[begin PROVIDED INFORMATION]

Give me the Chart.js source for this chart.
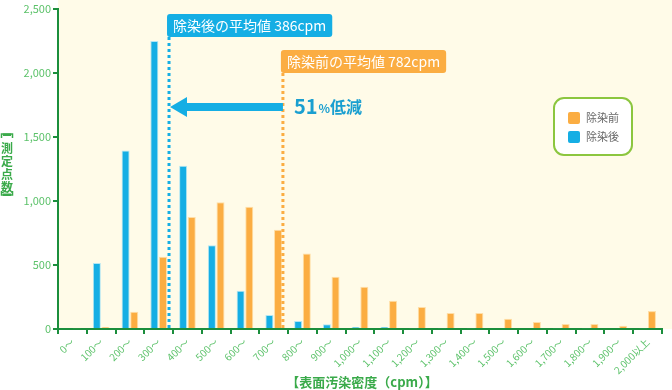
<!DOCTYPE html>
<html>
<head>
<meta charset="utf-8">
<script src="https://cdn.jsdelivr.net/npm/chart.js@4"></script>
<style>
  html, body { margin: 0; padding: 0; background: #fff; }
  canvas { display: block; }
</style>
</head>
<body>
<canvas id="chart" width="672" height="390"></canvas>
<script>
// categories (cpm bins)
const categories = ['0〜', '100〜', '200〜', '300〜', '400〜', '500〜', '600〜', '700〜', '800〜', '900〜',
  '1,000〜', '1,100〜', '1,200〜', '1,300〜', '1,400〜', '1,500〜', '1,600〜', '1,700〜', '1,800〜', '1,900〜', '2,000以上'];

// 除染後 (after decontamination)
const afterValues = [8, 515, 1395, 2250, 1275, 655, 298, 110, 62, 38, 15, 15, 6, 6, 6, 0, 0, 6, 6, 0, 6];
// 除染前 (before decontamination)
const beforeValues = [6, 15, 135, 565, 875, 990, 955, 775, 590, 408, 330, 220, 172, 125, 125, 80, 55, 40, 40, 25, 140];

const yTicks = [0, 500, 1000, 1500, 2000, 2500];
const avgAfter = 386;
const avgBefore = 782;
const reduction = 51;

const blue = '#15aee4';
const orange = '#fbad42';
const axisGreen = '#1b8e3c';
const labelGreen = '#5cc26a';
const titleGreen = '#3aaa4a';
const font = '"Noto Sans CJK JP", "Noto Sans", sans-serif';

function roundRect(ctx, x, y, w, h, r) {
  ctx.beginPath();
  ctx.moveTo(x + r, y);
  ctx.arcTo(x + w, y, x + w, y + h, r);
  ctx.arcTo(x + w, y + h, x, y + h, r);
  ctx.arcTo(x, y + h, x, y, r);
  ctx.arcTo(x, y, x + w, y, r);
  ctx.closePath();
}

const background = {
  id: 'background',
  beforeDraw(chart) {
    const { ctx, chartArea } = chart;
    ctx.save();
    ctx.fillStyle = '#ffffff';
    ctx.fillRect(0, 0, chart.width, chart.height);
    ctx.fillStyle = '#fffbe8';
    ctx.fillRect(chartArea.left, 0, chart.width - chartArea.left, chartArea.bottom);
    ctx.restore();
  }
};

const overlay = {
  id: 'overlay',
  afterDatasetsDraw(chart) {
    const { ctx, chartArea } = chart;
    const x2 = chart.scales.x2;
    const xa = x2.getPixelForValue(avgAfter / 100);
    const xb = x2.getPixelForValue(avgBefore / 100);
    ctx.save();

    // dotted average lines
    ctx.lineWidth = 3;
    ctx.setLineDash([3, 3]);
    ctx.strokeStyle = blue;
    ctx.beginPath(); ctx.moveTo(xa, 37); ctx.lineTo(xa, chartArea.bottom); ctx.stroke();
    ctx.strokeStyle = orange;
    ctx.beginPath(); ctx.moveTo(xb, 73); ctx.lineTo(xb, chartArea.bottom); ctx.stroke();
    ctx.setLineDash([]);

    // label boxes
    ctx.font = '14px ' + font;
    ctx.textBaseline = 'middle';
    ctx.textAlign = 'left';
    let t = '除染後の平均値 ' + avgAfter + 'cpm';
    let w = ctx.measureText(t).width + 12;
    ctx.fillStyle = blue;
    roundRect(ctx, xa - 2, 14, w, 23, 3); ctx.fill();
    ctx.fillStyle = '#fff';
    ctx.fillText(t, xa + 4, 26);

    t = '除染前の平均値 ' + avgBefore + 'cpm';
    w = ctx.measureText(t).width + 12;
    ctx.fillStyle = orange;
    roundRect(ctx, xb - 2, 50, w, 23, 3); ctx.fill();
    ctx.fillStyle = '#fff';
    ctx.fillText(t, xb + 4, 62);

    // arrow
    const ay = 107;
    ctx.fillStyle = blue;
    ctx.fillRect(xa + 17, ay - 4, xb - xa - 17, 8);
    ctx.beginPath();
    ctx.moveTo(xa + 1, ay);
    ctx.lineTo(xa + 18, ay - 10);
    ctx.lineTo(xa + 18, ay + 10);
    ctx.closePath();
    ctx.fill();

    // 51%低減
    ctx.fillStyle = '#1a9fd0';
    ctx.textBaseline = 'alphabetic';
    let px = xb + 11;
    ctx.font = 'bold 20px ' + font;
    ctx.fillText(String(reduction), px, 114);
    px += ctx.measureText(String(reduction)).width + 1;
    ctx.font = 'bold 12px ' + font;
    ctx.fillText('%', px, 113);
    px += ctx.measureText('%').width;
    ctx.font = 'bold 16px ' + font;
    ctx.fillText('低減', px, 113);

    // legend
    ctx.fillStyle = '#ffffff';
    ctx.strokeStyle = '#8cc63f';
    ctx.lineWidth = 2;
    roundRect(ctx, 554, 98, 78, 57, 10);
    ctx.fill(); ctx.stroke();
    const items = chart.data.datasets.slice().reverse();
    ctx.font = '11px ' + font;
    ctx.textBaseline = 'middle';
    items.forEach((ds, i) => {
      const y = 118 + i * 19;
      ctx.fillStyle = ds.backgroundColor;
      roundRect(ctx, 568, y - 6, 12, 12, 2); ctx.fill();
      ctx.fillStyle = '#666';
      ctx.fillText(ds.label, 586, y);
    });

    // y title (vertical, upright characters)
    ctx.fillStyle = titleGreen;
    ctx.strokeStyle = titleGreen;
    ctx.font = 'bold 12px ' + font;
    ctx.textAlign = 'center';
    ['測', '定', '点', '数'].forEach((c, i) => ctx.fillText(c, 7, 148 + i * 13));
    ctx.lineWidth = 1.5;
    ctx.beginPath();
    ctx.moveTo(1.5, 138); ctx.lineTo(1.5, 134); ctx.lineTo(12.5, 134); ctx.lineTo(12.5, 138);
    ctx.moveTo(1.5, 191); ctx.lineTo(1.5, 195); ctx.lineTo(12.5, 195); ctx.lineTo(12.5, 191);
    ctx.stroke();
    ctx.fillRect(3, 133.5, 8, 2.5);
    ctx.fillRect(3, 193.5, 8, 2.5);

    // x title
    ctx.font = 'bold 13px ' + font;
    ctx.fillText('【表面汚染密度（cpm）】', 362, 382);
    ctx.restore();
  }
};

new Chart(document.getElementById('chart'), {
  type: 'bar',
  data: {
    labels: categories,
    datasets: [
      { label: '除染後', data: afterValues, backgroundColor: blue, borderColor: 'rgba(160,225,245,0.8)', borderWidth: 1 },
      { label: '除染前', data: beforeValues, backgroundColor: orange, borderColor: 'rgba(255,215,150,0.8)', borderWidth: 1 }
    ]
  },
  options: {
    responsive: false,
    animation: false,
    devicePixelRatio: 1,
    layout: { padding: { top: 9, right: 10, left: 0, bottom: 0 } },
    datasets: { bar: { categoryPercentage: 0.6, barPercentage: 0.93 } },
    plugins: { legend: { display: false }, tooltip: { enabled: false } },
    scales: {
      x: {
        offset: true,
        grid: { drawOnChartArea: false, drawTicks: true, tickLength: 5, color: axisGreen, offset: true, lineWidth: 2 },
        border: { color: axisGreen, width: 2 },
        ticks: { color: labelGreen, font: { size: 10, family: font }, maxRotation: 45, minRotation: 45, autoSkip: false, padding: 2 },
        afterFit: s => { s.height = 61; }
      },
      x2: { type: 'linear', axis: 'x', offset: false, min: 0, max: categories.length, display: false },
      y: {
        min: 0,
        max: 2500,
        afterBuildTicks: s => { s.ticks = yTicks.map(v => ({ value: v })); },
        grid: { drawOnChartArea: false, drawTicks: true, tickLength: 5, color: axisGreen, lineWidth: 2 },
        border: { color: axisGreen, width: 2 },
        ticks: {
          color: labelGreen,
          font: { size: 11, family: font },
          padding: 2,
          callback: v => v.toLocaleString('en-US')
        },
        afterFit: s => { s.width = 58; }
      }
    }
  },
  plugins: [background, overlay]
});
</script>
</body>
</html>
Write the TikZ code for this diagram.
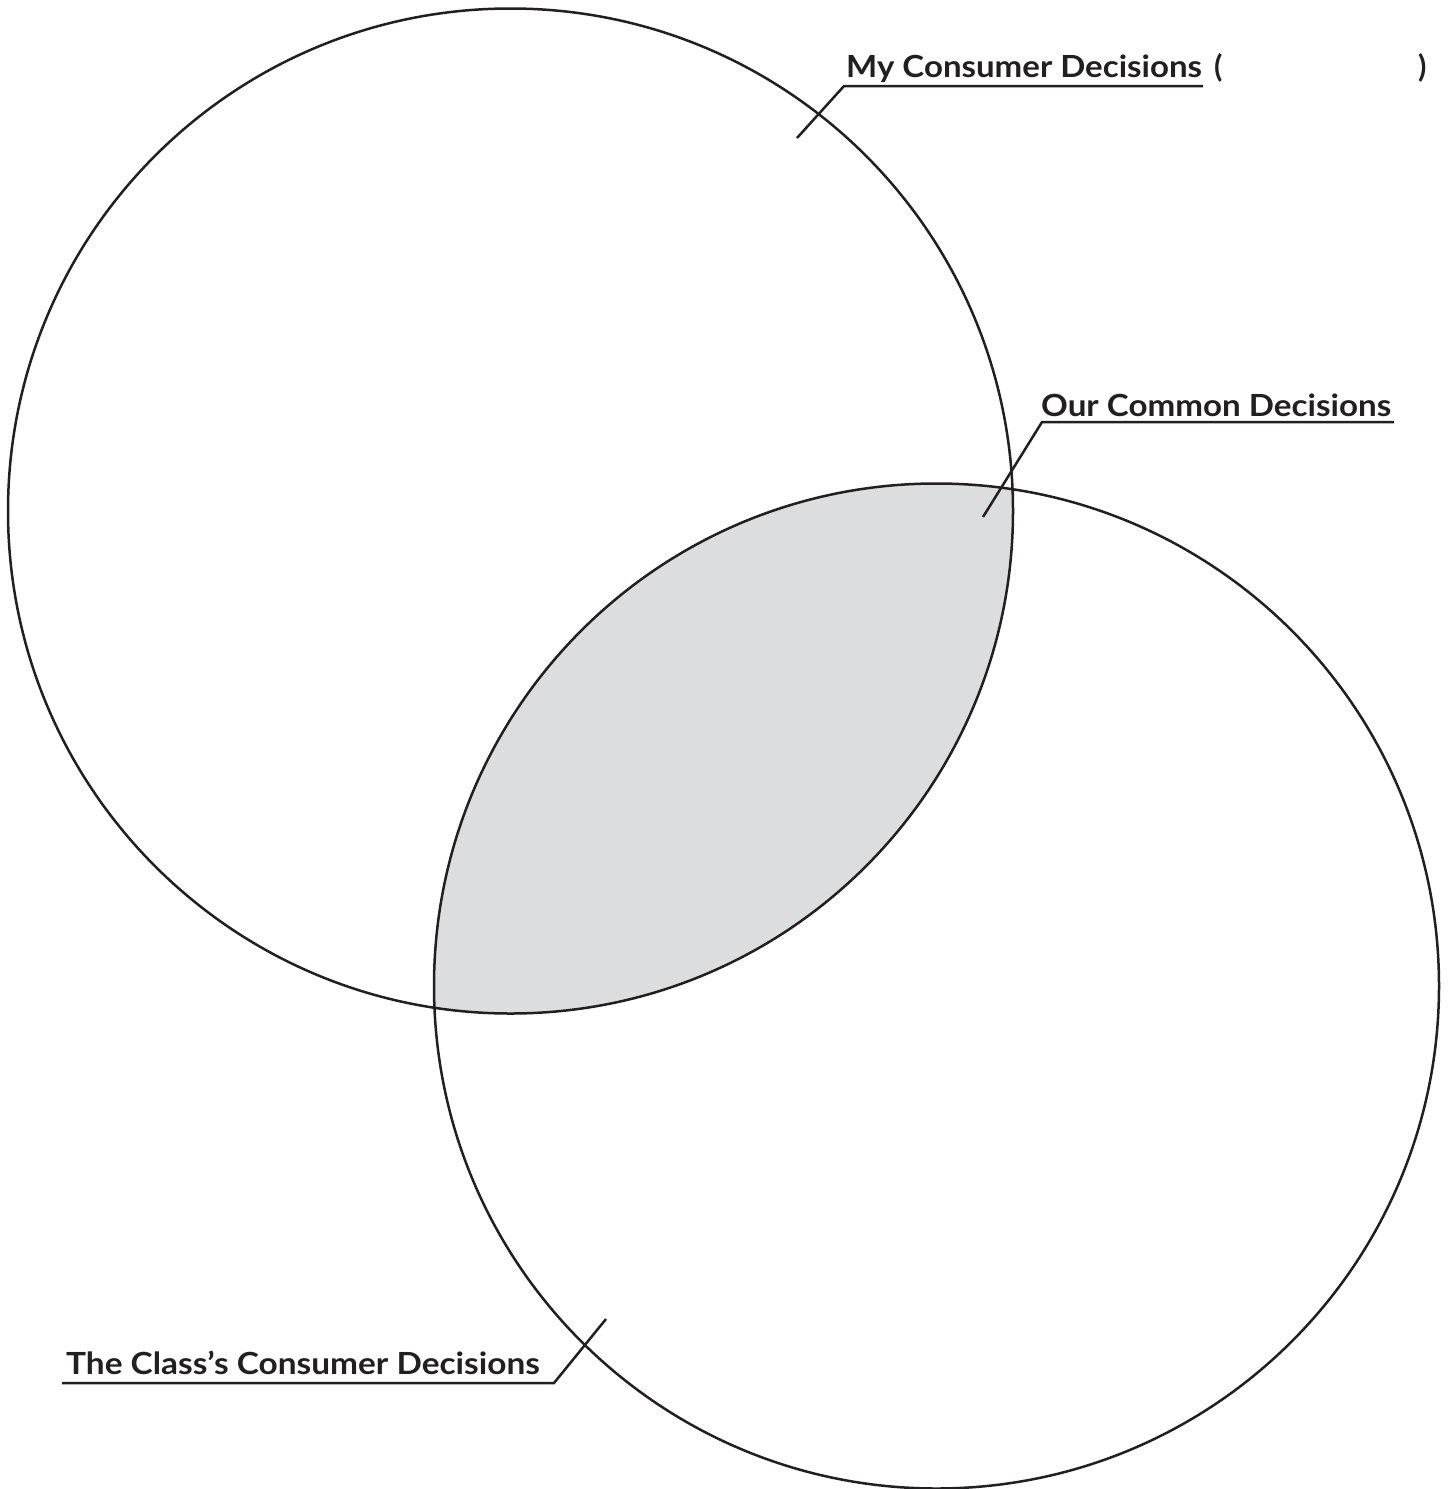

[end PROVIDED INFORMATION]

Sift the material for lines with the string "this". Copy each one found.

● EXERCISE RESPONSE:
Give me the Chart.js source for this chart.
Write the TikZ code for this diagram.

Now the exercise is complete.